Pero la gran pregunta que tantos se hacen es también esta: ¿y Dios dónde estaba? Sin duda que no estaba jugando al golf, haciendo turismo estirado o distrayéndose podando bonsáis. Dios estaba en las víctimas, muriendo con ellas una vez más. Pero también está en la gente que entrega su tiempo, su dinero, sus talentos y saberes para ayudar a sus hermanos: ahí están las manos de Dios repartiendo ternura, ahí sus labios diciendo palabras consoladoras, ahí sus silencios cuando es callando como se dicen las mejores cosas, ahí su corazón cuando palpita con el latido de la gente que tiene entraña.
Ha querido el papa Francisco dedicar un domingo al comienzo del año, precisamente a la Palabra de Dios. Y esto lo hacemos este domingo 26 de enero. Porque Dios no es mudo, aunque a veces guarde silencio. Su Palabra nos acompaña siempre, nos acampa su tienda de encuentro en medio de nuestras contiendas de desencuentros. Y hay una Palabra que Él nos susurra con delicadeza o nos grita con toda su fuerza, para que sacudamos sorderas y superemos tristezas, porque la vida siempre nos trae mensajes desde ese cielo desde el cual sus ojos paternos siguen nuestros pasos en la tierra.

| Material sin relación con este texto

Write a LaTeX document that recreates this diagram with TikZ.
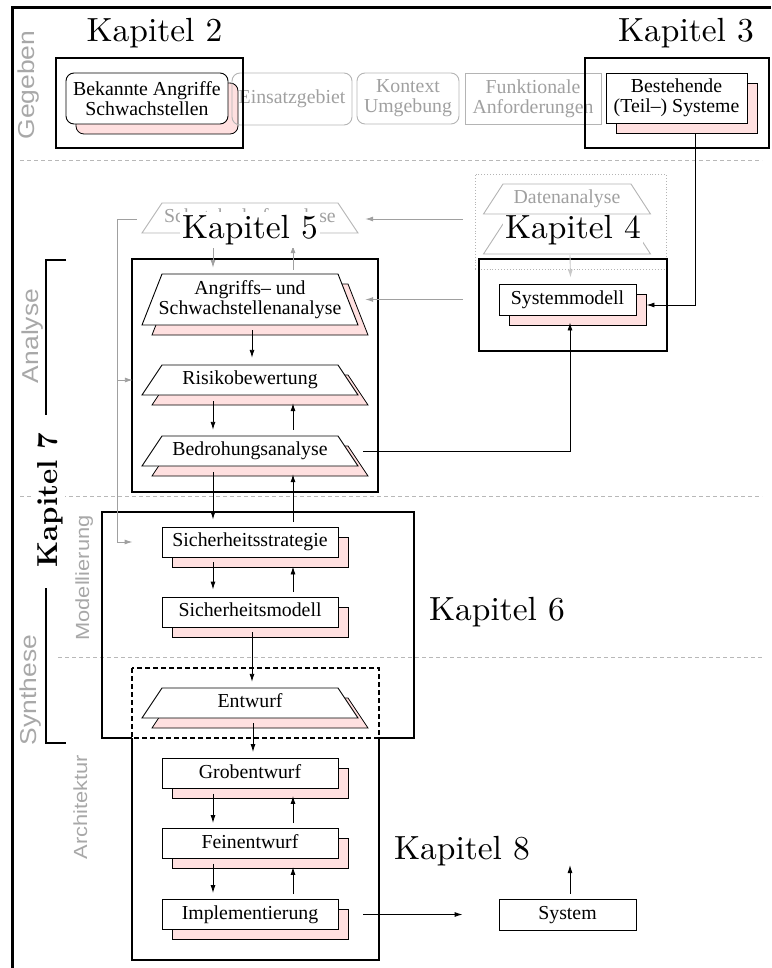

Ha querido citar el santo Padre Francisco el episodio de Emaús, cuando aquellos dos discípulos se fugaban de Jerusalén decepcionados por lo que aconteció en el Calvario. Tampoco ellos entendieron, y así, tristes y deprimidos, huían de aquel escenario. Pero Jesús se puso a caminar con ellos, les sacó del adentro amargo sus preguntas, y les habló con su Palabra sobre una historia que ellos ni imaginaban por tener los ojos embotados y gélido el corazón. Esto hace siempre la Palabra de Dios en nuestra vida. Sacarnos las preguntas, encender el corazón y poner luz en la mirada. Quiera este domingo más dedicado a la Palabra de Dios generar en nosotros toda esta bendita esperanza.